Two initiatives – Zoning for Quality & Affordability and Mandatory Inclusionary Housing – are now making their way through the land use approval process. Community boards in all five boroughs are weighing in with their non-binding votes. The City Council must approve the proposals before they are enacted.

CB3 rejected both plans, after a series of meetings to discuss concerns with city officials. Zoning for Quality & Affordability would change building guidelines throughout the city, boosting height limits by five feet to 30 feet in many areas of the Lower East Side. One of its core aims is to spur the development of more senior housing. Preservationists have expressed alarm about the impact the changes would have in a wide swathe of neighborhood rezoned in 2008 as a response to out-of-scale development. Meanwhile, affordable housing activists were convinced the proposal would not actually prompt private developers to create more low-income residential units.

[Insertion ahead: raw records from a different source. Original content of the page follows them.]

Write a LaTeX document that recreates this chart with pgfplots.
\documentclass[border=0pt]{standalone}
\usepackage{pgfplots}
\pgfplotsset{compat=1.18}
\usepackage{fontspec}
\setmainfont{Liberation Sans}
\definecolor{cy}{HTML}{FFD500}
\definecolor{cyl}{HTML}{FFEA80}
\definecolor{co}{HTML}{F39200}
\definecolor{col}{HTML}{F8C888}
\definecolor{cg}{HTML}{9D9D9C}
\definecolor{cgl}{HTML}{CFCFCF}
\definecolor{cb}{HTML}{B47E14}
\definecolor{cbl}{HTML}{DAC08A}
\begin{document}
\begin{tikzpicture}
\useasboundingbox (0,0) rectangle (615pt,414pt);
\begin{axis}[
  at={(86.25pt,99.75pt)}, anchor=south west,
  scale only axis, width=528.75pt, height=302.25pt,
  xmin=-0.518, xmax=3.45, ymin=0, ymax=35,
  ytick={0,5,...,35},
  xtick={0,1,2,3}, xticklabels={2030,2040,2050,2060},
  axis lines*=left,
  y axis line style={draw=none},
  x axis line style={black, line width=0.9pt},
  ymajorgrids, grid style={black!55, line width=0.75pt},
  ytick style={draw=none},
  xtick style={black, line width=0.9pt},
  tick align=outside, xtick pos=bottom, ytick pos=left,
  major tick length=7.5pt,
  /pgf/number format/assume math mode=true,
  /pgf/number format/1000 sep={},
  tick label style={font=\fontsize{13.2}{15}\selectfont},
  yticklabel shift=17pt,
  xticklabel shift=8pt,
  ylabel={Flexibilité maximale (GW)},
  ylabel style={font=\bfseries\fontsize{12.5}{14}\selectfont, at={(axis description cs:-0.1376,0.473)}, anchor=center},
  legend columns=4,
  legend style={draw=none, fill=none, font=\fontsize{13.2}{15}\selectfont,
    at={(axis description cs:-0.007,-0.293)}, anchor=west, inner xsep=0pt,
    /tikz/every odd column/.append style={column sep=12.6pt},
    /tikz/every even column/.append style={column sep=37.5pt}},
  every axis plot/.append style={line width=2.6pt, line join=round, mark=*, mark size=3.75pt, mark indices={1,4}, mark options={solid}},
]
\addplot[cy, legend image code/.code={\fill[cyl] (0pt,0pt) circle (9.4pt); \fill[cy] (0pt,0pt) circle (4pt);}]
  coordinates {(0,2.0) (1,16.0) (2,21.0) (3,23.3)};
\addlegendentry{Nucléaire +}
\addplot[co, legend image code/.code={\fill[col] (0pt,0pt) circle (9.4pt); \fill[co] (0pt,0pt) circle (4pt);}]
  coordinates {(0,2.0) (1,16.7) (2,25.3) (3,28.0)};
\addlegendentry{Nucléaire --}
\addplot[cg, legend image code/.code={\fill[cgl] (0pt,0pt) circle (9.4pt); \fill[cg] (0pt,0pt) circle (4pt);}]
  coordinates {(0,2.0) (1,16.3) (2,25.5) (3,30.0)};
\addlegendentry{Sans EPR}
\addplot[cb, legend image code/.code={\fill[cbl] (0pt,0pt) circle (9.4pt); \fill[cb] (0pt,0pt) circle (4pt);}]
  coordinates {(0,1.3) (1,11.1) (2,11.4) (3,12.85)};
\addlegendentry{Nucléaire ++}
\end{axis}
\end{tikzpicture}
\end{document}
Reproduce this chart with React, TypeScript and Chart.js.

At the same time, the board asserted that the Mandatory Inclusionary Housing plan does not go nearly far enough. The mayor’s proposal would apply only to areas undergoing large-scale rezonings and would require developers to create 25 or 30 percent affordable housing in new projects. In a resolution, CB3 said it could only support a plan that set aside 50% of the units in new buildings for permanent affordable housing.

Earlier this week, Mayor de Blasio acknowledged the widespread opposition but seemed to dismiss the role of local boards. “Those objections should be heard and we should think about them,” he said, but quickly added, “the community boards aren’t the final decision makers. The mayor and the City Council make the decisions, in some cases, obviously, with the City Planning Commission. And that’s where our process is set up, and that’s how it’s worked for years.”

City Council Speaker Melissa Mark-Viverito has said changes will obviously need to be made in the zoning text amendments. It remains to be seen whether those changes will satisfy local communities.